Sickness absence & disability discrimination
O’Brien v Bolton St Catherine’s Academy

Section 15 of the Equality Act 2010 provides that it is discrimination to treat a disabled person unfavourably because of something arising in consequence of his or her disability – although there is a defence if the employer can show that the treatment is a proportionate means of achieving a legitimate aim.

It is clear that dismissing someone because of long-term sickness absence (which will usually be caused by a condition classed as a disability) is capable of amounting to discrimination under s.15, and of course the employee may also bring a claim of unfair dismissal. In O’Brien v Bolton St Catherine’s Academy the Court of Appeal looked at how these two claims relate to each other.

Dismissal on the grounds of incapability

Ms O’Brien was a teacher who, in 2011, was assaulted by one of the pupils in her academy and consequently developed post-traumatic stress disorder (PTSD), and associated anxiety and depression. This led to her being off-sick for just over a year, before she was eventually dismissed on the grounds of incapability. At the time of her dismissal hearing, there was little indication that she was likely to return within a reasonable time frame and Ms O’Brien had been less than helpful in response to enquiries from the employer as to her prognosis. She was dismissed with immediate effect, but with a payment in lieu of notice. Her internal appeal was held almost three months later and by that time she had a fit note saying that she was fit for work. Nevertheless, her appeal was rejected. The employer was not convinced that she had made a full recovery and felt that her absence of 14 months was too great a burden for the academy to bear.

The decision of the court

A tribunal found that the dismissal amounted to discrimination under s.15. While the employer did have a legitimate aim in dismissing Ms O’Brien – the efficient running of the academy and the need to reduce costs and maintain a high standard of teaching – the Tribunal did not consider that the dismissal was a proportionate means of achieving this aim because she had produced medical evidence showing she was now fit to work. The Tribunal felt that the employer should not have rejected the medical evidence out of hand, at least not without getting a further occupational health report.

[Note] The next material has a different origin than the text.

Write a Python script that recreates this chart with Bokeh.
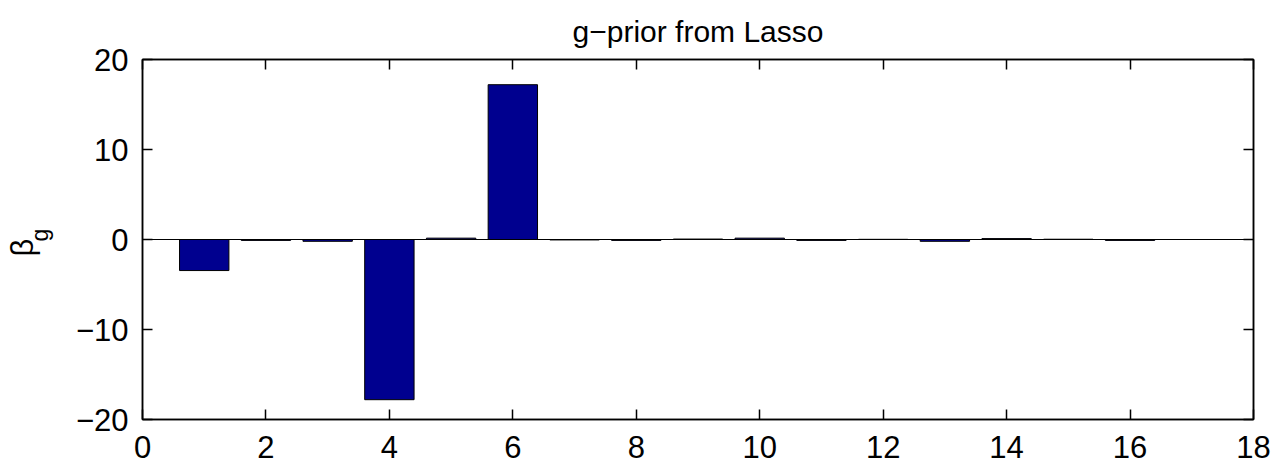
from bokeh.plotting import figure
from bokeh.models import Range1d, LinearAxis, Span, Title, FixedTicker
from bokeh.embed import file_html
from bokeh.resources import INLINE

# data
index = list(range(1, 17))
beta = [-3.45, -0.1, -0.2, -17.8, 0.15, 17.2, -0.05, -0.1, 0.05, 0.15, -0.1, 0.02, -0.2, 0.1, 0.03, -0.1]
x_ticks = [0, 2, 4, 6, 8, 10, 12, 14, 16, 18]
y_ticks = [-20, -10, 0, 10, 20]
y_tick_labels = {-20: "\u221220", -10: "\u221210", 0: "0", 10: "10", 20: "20"}
title_text = "g\u2212prior from Lasso"
ylabel_main = "\u03b2"
ylabel_sub = "g"

FONT = "Liberation Sans"
FS = "31px"

p = figure(width=1274, height=469, output_backend="svg", toolbar_location=None,
           x_range=Range1d(0, 18), y_range=Range1d(-20, 20),
           min_border_left=142, min_border_right=21, min_border_top=59, min_border_bottom=50,
           title=title_text)
p.background_fill_color = "white"
p.border_fill_color = "white"
p.grid.visible = False
p.outline_line_color = "black"
p.outline_line_width = 1.5

p.title.text_font = FONT
p.title.text_font_size = "30px"
p.title.text_font_style = "normal"
p.title.text_color = "black"
p.title.align = "center"
p.title.vertical_align = "top"
p.title.standoff = 20

p.vbar(x=index, top=beta, bottom=0, width=0.8, fill_color="#00008F", line_color="black", line_width=1)
p.add_layout(Span(location=0, dimension="width", line_color="black", line_width=1))

def style(ax, fs):
    ax.axis_line_color = "black"
    ax.axis_line_width = 1.5
    ax.major_tick_in = 10
    ax.major_tick_out = 0
    ax.minor_tick_in = 0
    ax.minor_tick_out = 0
    ax.major_tick_line_width = 1.5
    ax.major_label_text_font = FONT
    ax.major_label_text_font_size = fs
    ax.major_label_text_color = "black"

p.xaxis.ticker = FixedTicker(ticks=x_ticks)
p.yaxis.ticker = FixedTicker(ticks=y_ticks)
p.yaxis.major_label_overrides = y_tick_labels
style(p.xaxis[0], FS); style(p.yaxis[0], FS)
p.xaxis.major_label_standoff = 16
p.yaxis.major_label_standoff = 14

top = LinearAxis(ticker=FixedTicker(ticks=x_ticks)); style(top, "1px")
right = LinearAxis(ticker=FixedTicker(ticks=y_ticks)); style(right, "1px")
top.major_label_overrides = {t: "" for t in x_ticks}
right.major_label_overrides = {t: "" for t in y_ticks}
top.major_label_standoff = 0
right.major_label_standoff = 0
p.add_layout(top, "above")
p.add_layout(right, "right")

# y label beta_g as two vertical titles on the left
t_sub = Title(text=ylabel_sub, align="left", offset=178, text_font=FONT, text_font_size="23px",
              text_font_style="normal", text_color="black", standoff=40)
t_main = Title(text=ylabel_main, align="left", offset=163, text_font=FONT, text_font_size=FS,
               text_font_style="normal", text_color="black", standoff=-70)
p.add_layout(t_sub, "left")
p.add_layout(t_main, "left")

open("out.html", "w").write(file_html(p, INLINE))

The case reached the Court of Appeal, which, by a majority, upheld that finding. The Tribunal had been entitled to reach the conclusions that it did on proportionality in relation to the s.15 claim. While the Tribunal should not have given the impression that the mere fact that a dismissal was contrary to s.15 meant that it inevitably was also an unfair dismissal, Lord Justice Underhill said that: “it would be a pity if there were any real distinction in the context of dismissal for long-term sickness” between the tests for discrimination and unfair dismissal. The Court of Appeal also added that the fact someone has been off work for over a year will mean that a dismissal can be justified, unless there are unusual circumstances (as there were here).